#### Goal:
List each line of the data in which the string "that" appears.

#### Records for the exercise:
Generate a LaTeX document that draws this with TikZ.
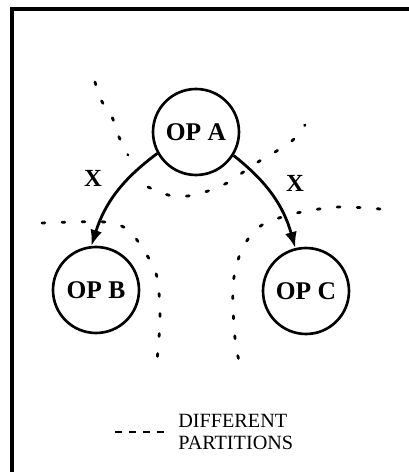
* * *
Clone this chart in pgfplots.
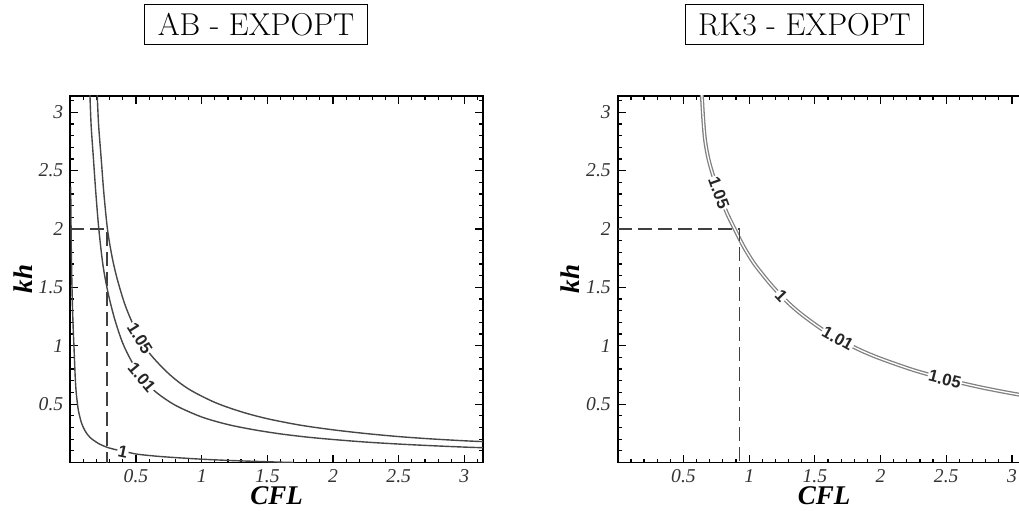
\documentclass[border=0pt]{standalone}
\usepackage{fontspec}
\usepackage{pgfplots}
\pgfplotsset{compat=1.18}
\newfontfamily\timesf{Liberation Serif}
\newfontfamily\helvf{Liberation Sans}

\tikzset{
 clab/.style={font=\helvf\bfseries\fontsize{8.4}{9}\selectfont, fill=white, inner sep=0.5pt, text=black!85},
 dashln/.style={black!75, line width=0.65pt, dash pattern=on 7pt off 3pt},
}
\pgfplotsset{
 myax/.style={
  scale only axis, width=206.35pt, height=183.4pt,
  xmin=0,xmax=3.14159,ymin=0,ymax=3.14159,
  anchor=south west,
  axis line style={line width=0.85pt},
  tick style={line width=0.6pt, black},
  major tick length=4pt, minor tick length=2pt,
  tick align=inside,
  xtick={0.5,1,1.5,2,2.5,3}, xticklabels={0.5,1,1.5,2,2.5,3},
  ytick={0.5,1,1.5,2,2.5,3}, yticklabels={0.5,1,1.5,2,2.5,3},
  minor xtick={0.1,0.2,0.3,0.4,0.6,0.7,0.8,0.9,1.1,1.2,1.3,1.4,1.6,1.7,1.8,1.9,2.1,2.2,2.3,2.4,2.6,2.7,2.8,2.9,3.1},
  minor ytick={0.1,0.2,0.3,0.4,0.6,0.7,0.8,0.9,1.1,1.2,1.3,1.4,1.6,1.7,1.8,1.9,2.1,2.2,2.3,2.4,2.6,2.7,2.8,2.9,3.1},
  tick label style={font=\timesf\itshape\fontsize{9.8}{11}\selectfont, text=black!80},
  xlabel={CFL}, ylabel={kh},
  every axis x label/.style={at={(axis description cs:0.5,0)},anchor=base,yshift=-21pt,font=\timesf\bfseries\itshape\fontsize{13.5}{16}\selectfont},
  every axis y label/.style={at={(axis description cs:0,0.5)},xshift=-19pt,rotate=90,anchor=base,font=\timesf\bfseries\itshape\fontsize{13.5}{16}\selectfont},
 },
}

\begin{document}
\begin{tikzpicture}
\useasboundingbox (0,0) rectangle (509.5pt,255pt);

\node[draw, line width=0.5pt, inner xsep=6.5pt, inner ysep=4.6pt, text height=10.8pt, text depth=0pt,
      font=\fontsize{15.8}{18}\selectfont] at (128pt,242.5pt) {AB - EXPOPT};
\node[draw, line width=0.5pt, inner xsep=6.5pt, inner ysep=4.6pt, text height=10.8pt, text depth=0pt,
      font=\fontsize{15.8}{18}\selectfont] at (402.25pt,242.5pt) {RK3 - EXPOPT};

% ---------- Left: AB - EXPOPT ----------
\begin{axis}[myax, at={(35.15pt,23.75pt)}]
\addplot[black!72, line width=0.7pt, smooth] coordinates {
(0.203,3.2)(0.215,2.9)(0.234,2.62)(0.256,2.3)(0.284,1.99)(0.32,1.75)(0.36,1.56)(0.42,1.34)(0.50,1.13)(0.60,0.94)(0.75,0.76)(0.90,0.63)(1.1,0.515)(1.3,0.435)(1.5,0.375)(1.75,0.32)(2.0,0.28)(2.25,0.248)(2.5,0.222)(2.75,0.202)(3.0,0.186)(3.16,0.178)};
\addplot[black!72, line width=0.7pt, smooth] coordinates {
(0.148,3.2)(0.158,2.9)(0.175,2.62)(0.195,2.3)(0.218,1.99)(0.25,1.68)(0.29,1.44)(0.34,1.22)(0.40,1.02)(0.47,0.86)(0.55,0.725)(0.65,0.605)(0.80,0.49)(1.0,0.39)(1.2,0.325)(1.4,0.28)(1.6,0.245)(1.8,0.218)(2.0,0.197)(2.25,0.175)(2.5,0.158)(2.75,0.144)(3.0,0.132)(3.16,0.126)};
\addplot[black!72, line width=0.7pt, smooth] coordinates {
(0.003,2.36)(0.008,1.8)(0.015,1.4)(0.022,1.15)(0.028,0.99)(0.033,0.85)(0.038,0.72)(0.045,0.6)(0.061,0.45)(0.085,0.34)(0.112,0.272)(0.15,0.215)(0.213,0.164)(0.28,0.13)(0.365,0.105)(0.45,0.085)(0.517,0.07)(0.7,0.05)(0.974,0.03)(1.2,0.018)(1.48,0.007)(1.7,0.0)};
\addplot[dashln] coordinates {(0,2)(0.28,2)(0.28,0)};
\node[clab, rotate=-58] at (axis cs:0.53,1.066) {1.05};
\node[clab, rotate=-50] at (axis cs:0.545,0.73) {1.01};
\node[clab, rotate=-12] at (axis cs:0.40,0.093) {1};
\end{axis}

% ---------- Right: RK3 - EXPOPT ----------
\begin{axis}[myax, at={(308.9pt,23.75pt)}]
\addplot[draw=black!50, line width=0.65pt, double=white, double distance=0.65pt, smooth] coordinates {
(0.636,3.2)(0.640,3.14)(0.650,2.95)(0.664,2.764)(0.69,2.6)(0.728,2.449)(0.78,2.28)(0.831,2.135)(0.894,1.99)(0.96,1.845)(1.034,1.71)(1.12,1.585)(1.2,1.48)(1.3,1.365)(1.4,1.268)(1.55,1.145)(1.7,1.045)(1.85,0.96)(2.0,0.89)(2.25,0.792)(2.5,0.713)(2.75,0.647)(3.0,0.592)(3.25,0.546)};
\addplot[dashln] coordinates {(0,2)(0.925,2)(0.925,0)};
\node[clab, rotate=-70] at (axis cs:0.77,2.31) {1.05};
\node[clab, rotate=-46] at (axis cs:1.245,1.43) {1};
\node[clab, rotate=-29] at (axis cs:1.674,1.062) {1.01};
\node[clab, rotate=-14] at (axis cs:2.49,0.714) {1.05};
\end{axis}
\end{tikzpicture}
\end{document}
--
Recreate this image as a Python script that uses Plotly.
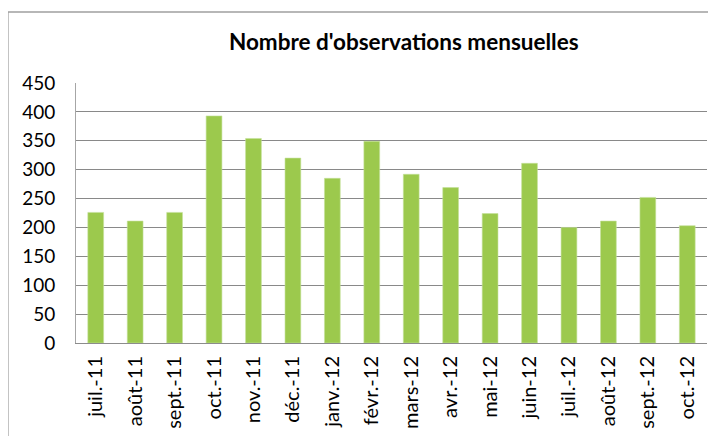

#### Response to the exercise:
Generate a LaTeX document that draws this with TikZ.
Recreate this image as a Python script that uses Plotly.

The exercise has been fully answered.